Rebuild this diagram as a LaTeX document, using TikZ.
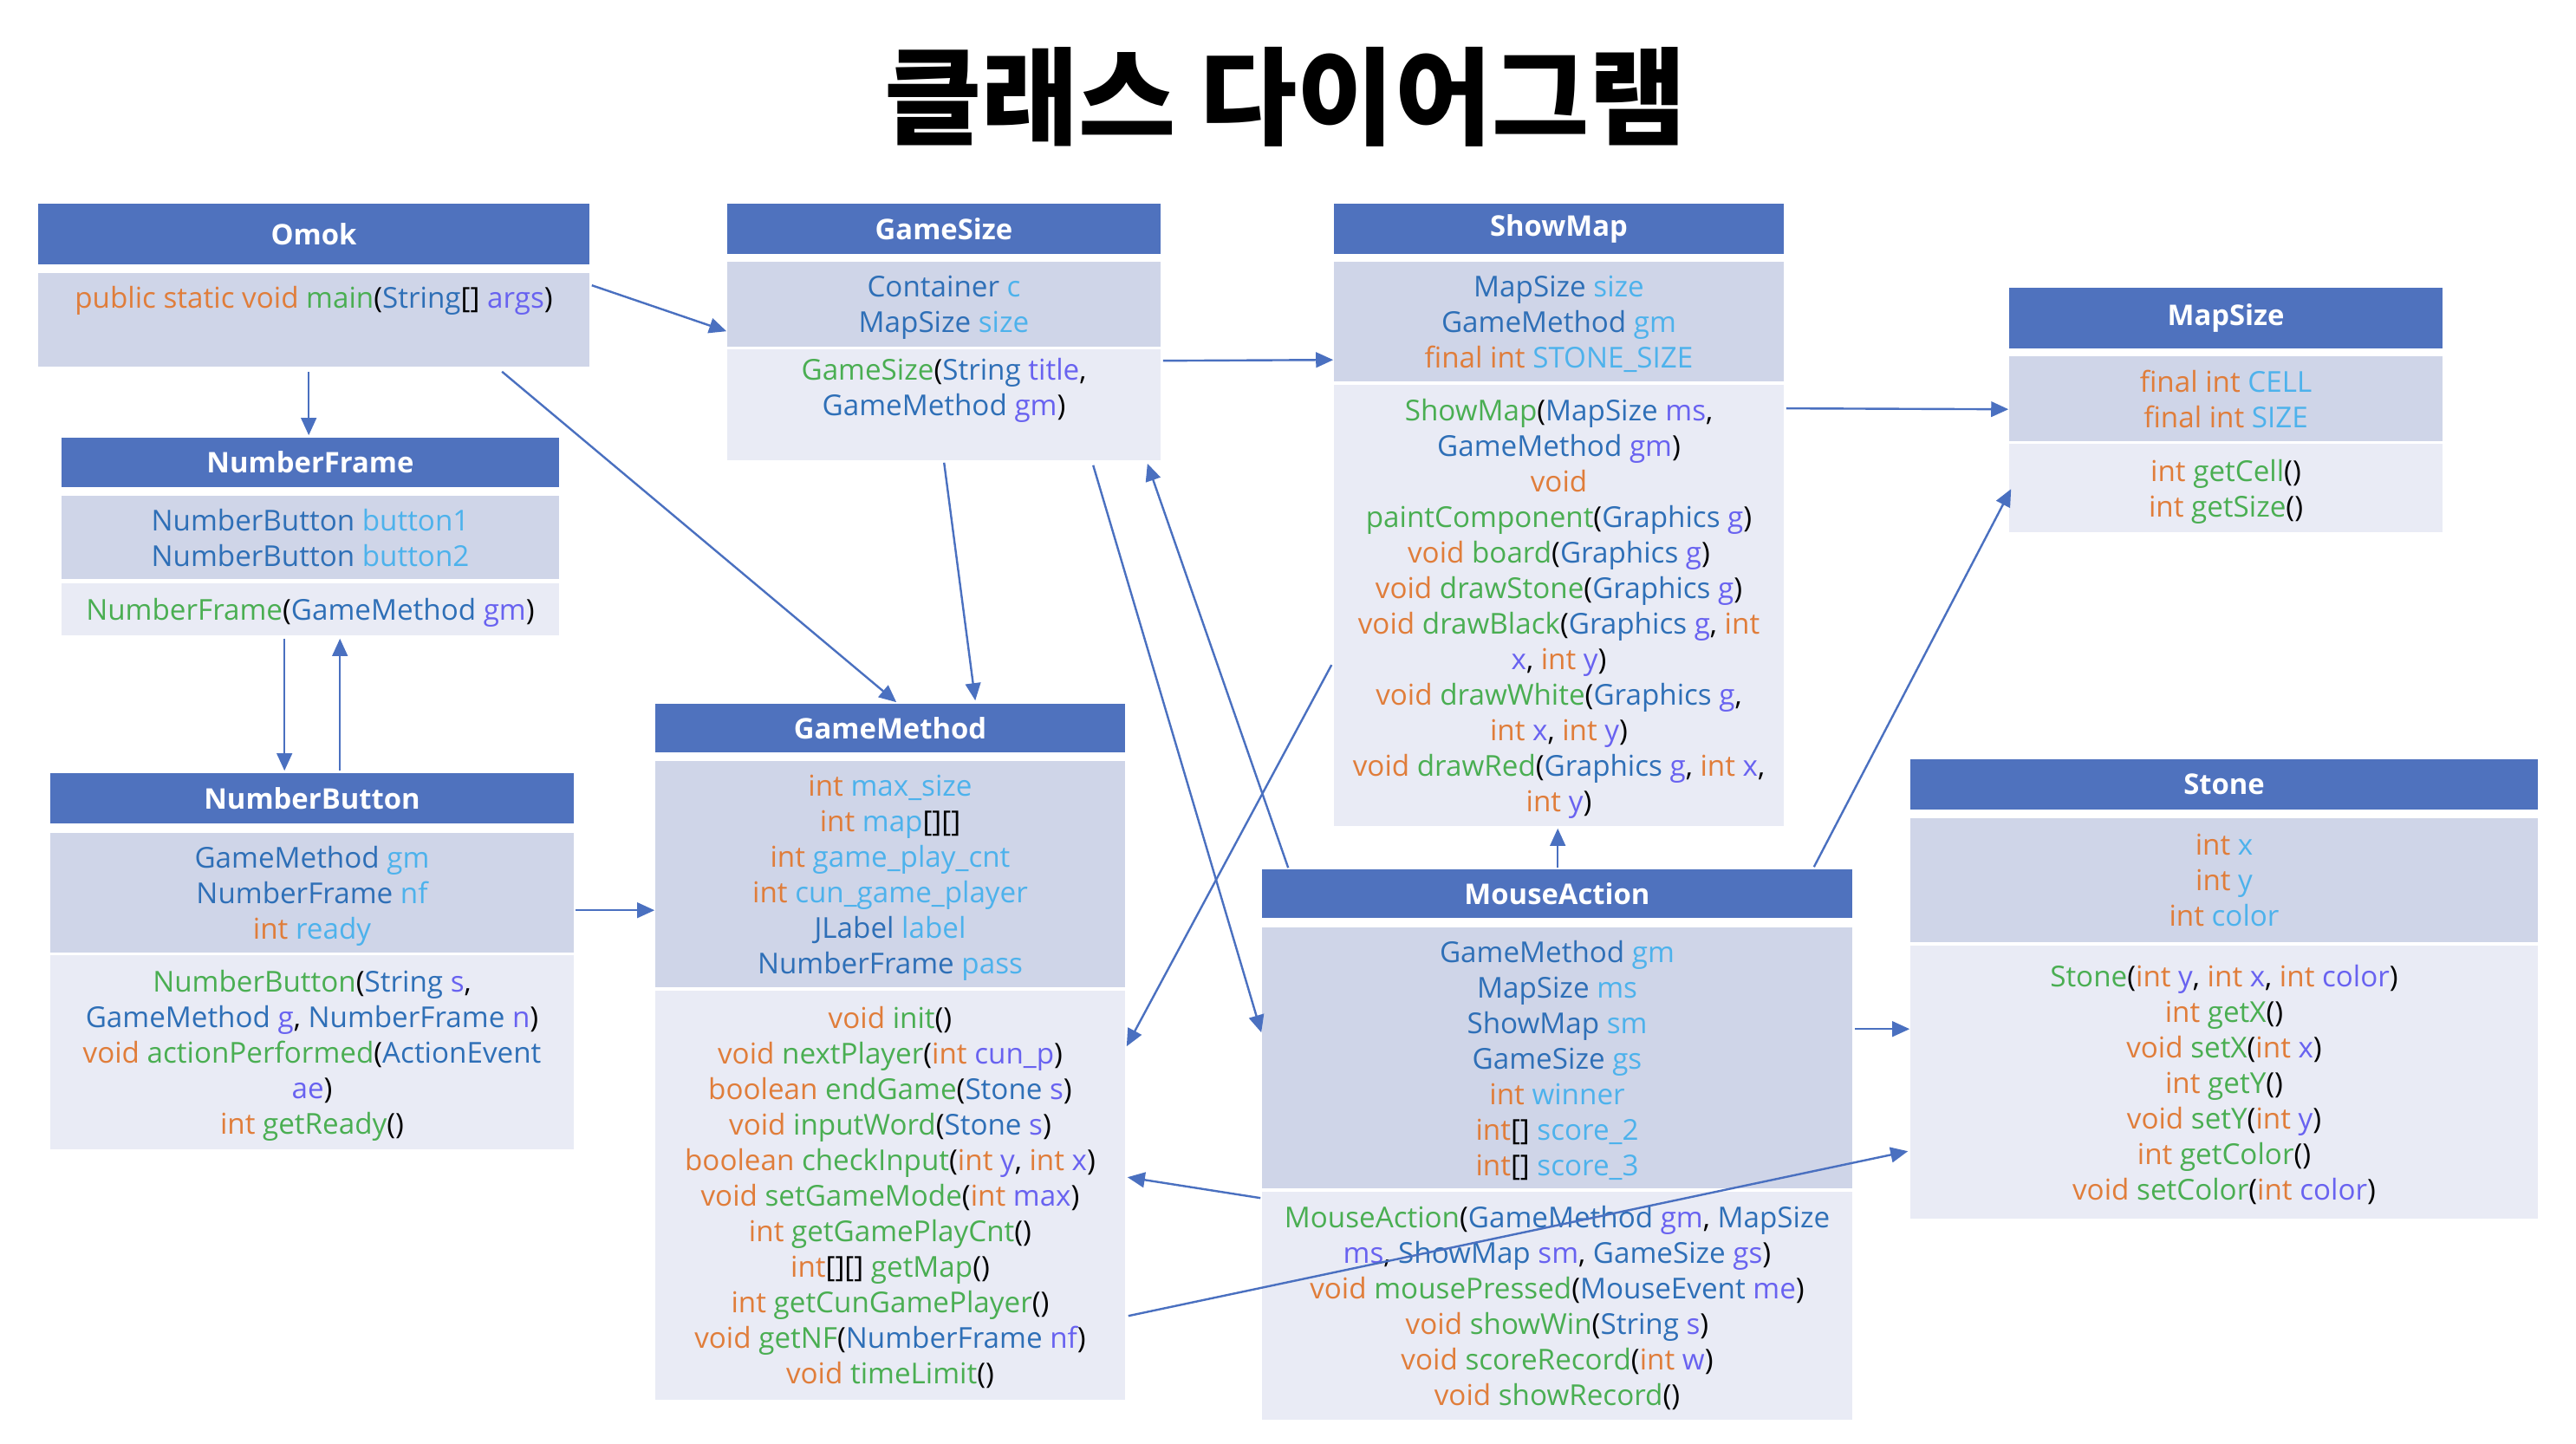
\documentclass[tikz,border=0pt]{standalone}
\usepackage{fontspec}
\setmainfont{Open Sans}
\newfontfamily\krfont{Noto Sans CJK KR}
\usetikzlibrary{arrows.meta}
\definecolor{hdrc}{HTML}{4F72BE}
\definecolor{attrc}{HTML}{CFD5E8}
\definecolor{methc}{HTML}{E9EBF5}
\definecolor{kwc}{HTML}{E07D3A}
\definecolor{fnc}{HTML}{4AAE52}
\definecolor{tyc}{HTML}{2E6FB7}
\definecolor{fdc}{HTML}{4DB2EC}
\definecolor{pmc}{HTML}{6862F0}
\definecolor{linec}{HTML}{4A70C0}
\def\K#1{\textcolor{kwc}{#1}}
\def\Fn#1{\textcolor{fnc}{#1}}
\def\Ty#1{\textcolor{tyc}{#1}}
\def\Fd#1{\textcolor{fdc}{#1}}
\def\Pm#1{\textcolor{pmc}{#1}}
\tikzset{
  bx/.style n args={4}{minimum width={(#3-#1)*0.25pt}, minimum height={(#4-#2)*0.25pt},
     at={({(#1+#3)/2},{(#2+#4)/2})}},
  hdr/.style={fill=hdrc, inner sep=0pt, text=white, font=\fontsize{8.2}{10}\selectfont\bfseries},
  attr/.style={fill=attrc, inner sep=0pt, align=center, font=\fontsize{8.3}{10.25}\selectfont,
     text depth=0pt},
  meth/.style={fill=methc, inner sep=0pt, align=center, font=\fontsize{8.3}{10.25}\selectfont,
     text depth=0pt},
  conn/.style={draw=linec, line width=0.6pt, -{Triangle[length=5pt,width=4.4pt]}}
}
\begin{document}
\begin{tikzpicture}[x=0.25pt,y=-0.25pt]
\fill[white] (0,0) rectangle (2972,1666);
\useasboundingbox (0,0) rectangle (2972,1666);

\node[font=\krfont\bfseries\fontsize{30.5}{36}\selectfont] (title) at (1483,112) {클래스 다이어그램};

% Omok
\node[hdr, bx={44}{235}{680}{305}] (omh) {Omok};
\node[attr, bx={44}{315}{680}{423}, text depth=3pt] (omb) {\K{public static void} \Fn{main}(\Ty{String}[] \Pm{args})\\ \strut};

% GameSize
\node[hdr, bx={839}{235}{1339}{293}] (gsh) {GameSize};
\node[attr, bx={839}{302}{1339}{400}] (gsa) {\Ty{Container} \Fd{c}\\ \Ty{MapSize} \Fd{size}};
\node[meth, bx={839}{403}{1339}{531}] (gsm) {\Fn{GameSize}(\Ty{String} \Pm{title},\\ \Ty{GameMethod} \Pm{gm})\\ \strut};

% ShowMap
\node[hdr, bx={1539}{235}{2058}{293}] (smh) {ShowMap};
\node[attr, bx={1539}{302}{2058}{440}] (sma) {\Ty{MapSize} \Fd{size}\\ \Ty{GameMethod} \Fd{gm}\\ \K{final int} \Fd{STONE\_SIZE}};
\node[meth, bx={1539}{444}{2058}{953}] (smm) {\Fn{ShowMap}(\Ty{MapSize} \Pm{ms},\\
\Ty{GameMethod} \Pm{gm})\\
\K{void}\\
\Fn{paintComponent}(\Ty{Graphics} \Pm{g})\\
\K{void} \Fn{board}(\Ty{Graphics} \Pm{g})\\
\K{void} \Fn{drawStone}(\Ty{Graphics} \Pm{g})\\
\K{void} \Fn{drawBlack}(\Ty{Graphics} \Pm{g}, \K{int}\\
\Pm{x}, \K{int} \Pm{y})\\
\K{void} \Fn{drawWhite}(\Ty{Graphics} \Pm{g},\\
\K{int} \Pm{x}, \K{int} \Pm{y})\\
\K{void} \Fn{drawRed}(\Ty{Graphics} \Pm{g}, \K{int} \Pm{x},\\
\K{int} \Pm{y})};

% MapSize
\node[hdr, bx={2318}{332}{2818}{402}] (msh) {MapSize};
\node[attr, bx={2318}{411}{2818}{509}] (msa) {\K{final int} \Fd{CELL}\\ \K{final int} \Fd{SIZE}};
\node[meth, bx={2318}{512}{2818}{614}] (msm) {\K{int} \Fn{getCell}()\\ \K{int} \Fn{getSize}()};

% NumberFrame
\node[hdr, bx={71}{505}{645}{562}] (nfh) {NumberFrame};
\node[attr, bx={71}{572}{645}{668}] (nfa) {\Ty{NumberButton} \Fd{button1}\\ \Ty{NumberButton} \Fd{button2}};
\node[meth, bx={71}{673}{645}{733}] (nfm) {\Fn{NumberFrame}(\Ty{GameMethod} \Pm{gm})};

% NumberButton
\node[hdr, bx={58}{892}{662}{950}] (nbh) {NumberButton};
\node[attr, bx={58}{961}{662}{1099}] (nba) {\Ty{GameMethod} \Fd{gm}\\ \Ty{NumberFrame} \Fd{nf}\\ \K{int} \Fd{ready}};
\node[meth, bx={58}{1102}{662}{1326}] (nbm) {\Fn{NumberButton}(\Ty{String} \Pm{s},\\
\Ty{GameMethod} \Pm{g}, \Ty{NumberFrame} \Pm{n})\\
\K{void} \Fn{actionPerformed}(\Ty{ActionEvent}\\
\Pm{ae})\\
\K{int} \Fn{getReady}()};

% GameMethod
\node[hdr, bx={756}{812}{1298}{868}] (gmh) {GameMethod};
\node[attr, bx={756}{878}{1298}{1139}] (gma) {\K{int} \Fd{max\_size}\\ \K{int} \Fd{map}[][]\\ \K{int} \Fd{game\_play\_cnt}\\ \K{int} \Fd{cun\_game\_player}\\ \Ty{JLabel} \Fd{label}\\ \Ty{NumberFrame} \Fd{pass}};
\node[meth, bx={756}{1143}{1298}{1615}] (gmm) {\K{void} \Fn{init}()\\
\K{void} \Fn{nextPlayer}(\K{int} \Pm{cun\_p})\\
\K{boolean} \Fn{endGame}(\Ty{Stone} \Pm{s})\\
\K{void} \Fn{inputWord}(\Ty{Stone} \Pm{s})\\
\K{boolean} \Fn{checkInput}(\K{int} \Pm{y}, \K{int} \Pm{x})\\
\K{void} \Fn{setGameMode}(\K{int} \Pm{max})\\
\K{int} \Fn{getGamePlayCnt}()\\
\K{int}[][] \Fn{getMap}()\\
\K{int} \Fn{getCunGamePlayer}()\\
\K{void} \Fn{getNF}(\Ty{NumberFrame} \Pm{nf})\\
\K{void} \Fn{timeLimit}()};

% MouseAction
\node[hdr, bx={1456}{1003}{2137}{1059}] (mah) {MouseAction};
\node[attr, bx={1456}{1070}{2137}{1371}] (maa) {\Ty{GameMethod} \Fd{gm}\\ \Ty{MapSize} \Fd{ms}\\ \Ty{ShowMap} \Fd{sm}\\ \Ty{GameSize} \Fd{gs}\\ \K{int} \Fd{winner}\\ \K{int}[] \Fd{score\_2}\\ \K{int}[] \Fd{score\_3}};
\node[meth, bx={1456}{1375}{2137}{1638}] (mam) {\Fn{MouseAction}(\Ty{GameMethod} \Pm{gm}, \Ty{MapSize}\\
\Pm{ms}, \Ty{ShowMap} \Pm{sm}, \Ty{GameSize} \Pm{gs})\\
\K{void} \Fn{mousePressed}(\Ty{MouseEvent} \Pm{me})\\
\K{void} \Fn{showWin}(\Ty{String} \Pm{s})\\
\K{void} \Fn{scoreRecord}(\K{int} \Pm{w})\\
\K{void} \Fn{showRecord}()};

% Stone
\node[hdr, bx={2204}{876}{2928}{934}] (sth) {Stone};
\node[attr, bx={2204}{944}{2928}{1087}] (sta) {\K{int} \Fd{x}\\ \K{int} \Fd{y}\\ \K{int} \Fd{color}};
\node[meth, bx={2204}{1091}{2928}{1406}] (stm) {\Fn{Stone}(\K{int} \Pm{y}, \K{int} \Pm{x}, \K{int} \Pm{color})\\
\K{int} \Fn{getX}()\\
\K{void} \Fn{setX}(\K{int} \Pm{x})\\
\K{int} \Fn{getY}()\\
\K{void} \Fn{setY}(\K{int} \Pm{y})\\
\K{int} \Fn{getColor}()\\
\K{void} \Fn{setColor}(\K{int} \Pm{color})};

% connectors
\draw[conn] ([shift={(313,5)}]omb.south west) -- ([shift={(286,-2)}]nfh.north west);
\draw[conn] ([shift={(2,15)}]omb.north east) -- ([shift={(0,81)}]gsa.north west);
\draw[conn] ([shift={(536,5)}]omb.south west) -- ([shift={(279,-1)}]gmh.north west);
\draw[conn] ([shift={(251,2)}]gsm.south west) -- ([shift={(370,-3)}]gmh.north west);
\draw[conn] ([shift={(2,14)}]gsm.north east) -- ([shift={(0,114)}]sma.north west);
\draw[conn] ([shift={(423,5)}]gsm.south west) -- ([shift={(0,122)}]maa.north west);
\draw[conn] ([shift={(31,-1)}]mah.north west) -- ([shift={(-16,3)}]gsm.south east);
\draw[conn] ([shift={(-2,324)}]smm.north west) -- ([shift={(1,65)}]gmm.north east);
\draw[conn] ([shift={(2,28)}]smm.north east) -- ([shift={(0,62)}]msa.north west);
\draw[conn] ([shift={(342,-1)}]mah.north west) -- ([shift={(259,2)}]smm.south west);
\draw[conn] ([shift={(-45,-2)}]mah.north east) -- ([shift={(3,53)}]msm.north west);
\draw[conn] ([shift={(2,118)}]maa.north east) -- ([shift={(0,97)}]stm.north west);
\draw[conn] ([shift={(-1,8)}]mam.north west) -- ([shift={(2,216)}]gmm.north east);
\draw[conn] ([shift={(3,376)}]gmm.north east) -- ([shift={(-2,238)}]stm.north west);
\draw[conn] ([shift={(258,3)}]nfm.south west) -- ([shift={(271,-2)}]nbh.north west);
\draw[conn] ([shift={(335,-2)}]nbh.north west) -- ([shift={(322,3)}]nfm.south west);
\draw[conn] ([shift={(1,90)}]nba.north east) -- ([shift={(0,173)}]gma.north west);
\end{tikzpicture}
\end{document}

##############################

» **TASK DIRECTIONS**: Give again exactly the lines running from the beginning of the material above through the line that contains "text depth=3pt] (omb)", and leave out every picture.

» **RESPONSE TO THIS EXERCISE**:
Rebuild this diagram as a LaTeX document, using TikZ.
\documentclass[tikz,border=0pt]{standalone}
\usepackage{fontspec}
\setmainfont{Open Sans}
\newfontfamily\krfont{Noto Sans CJK KR}
\usetikzlibrary{arrows.meta}
\definecolor{hdrc}{HTML}{4F72BE}
\definecolor{attrc}{HTML}{CFD5E8}
\definecolor{methc}{HTML}{E9EBF5}
\definecolor{kwc}{HTML}{E07D3A}
\definecolor{fnc}{HTML}{4AAE52}
\definecolor{tyc}{HTML}{2E6FB7}
\definecolor{fdc}{HTML}{4DB2EC}
\definecolor{pmc}{HTML}{6862F0}
\definecolor{linec}{HTML}{4A70C0}
\def\K#1{\textcolor{kwc}{#1}}
\def\Fn#1{\textcolor{fnc}{#1}}
\def\Ty#1{\textcolor{tyc}{#1}}
\def\Fd#1{\textcolor{fdc}{#1}}
\def\Pm#1{\textcolor{pmc}{#1}}
\tikzset{
  bx/.style n args={4}{minimum width={(#3-#1)*0.25pt}, minimum height={(#4-#2)*0.25pt},
     at={({(#1+#3)/2},{(#2+#4)/2})}},
  hdr/.style={fill=hdrc, inner sep=0pt, text=white, font=\fontsize{8.2}{10}\selectfont\bfseries},
  attr/.style={fill=attrc, inner sep=0pt, align=center, font=\fontsize{8.3}{10.25}\selectfont,
     text depth=0pt},
  meth/.style={fill=methc, inner sep=0pt, align=center, font=\fontsize{8.3}{10.25}\selectfont,
     text depth=0pt},
  conn/.style={draw=linec, line width=0.6pt, -{Triangle[length=5pt,width=4.4pt]}}
}
\begin{document}
\begin{tikzpicture}[x=0.25pt,y=-0.25pt]
\fill[white] (0,0) rectangle (2972,1666);
\useasboundingbox (0,0) rectangle (2972,1666);

\node[font=\krfont\bfseries\fontsize{30.5}{36}\selectfont] (title) at (1483,112) {클래스 다이어그램};

% Omok
\node[hdr, bx={44}{235}{680}{305}] (omh) {Omok};
\node[attr, bx={44}{315}{680}{423}, text depth=3pt] (omb) {\K{public static void} \Fn{main}(\Ty{String}[] \Pm{args})\\ \strut};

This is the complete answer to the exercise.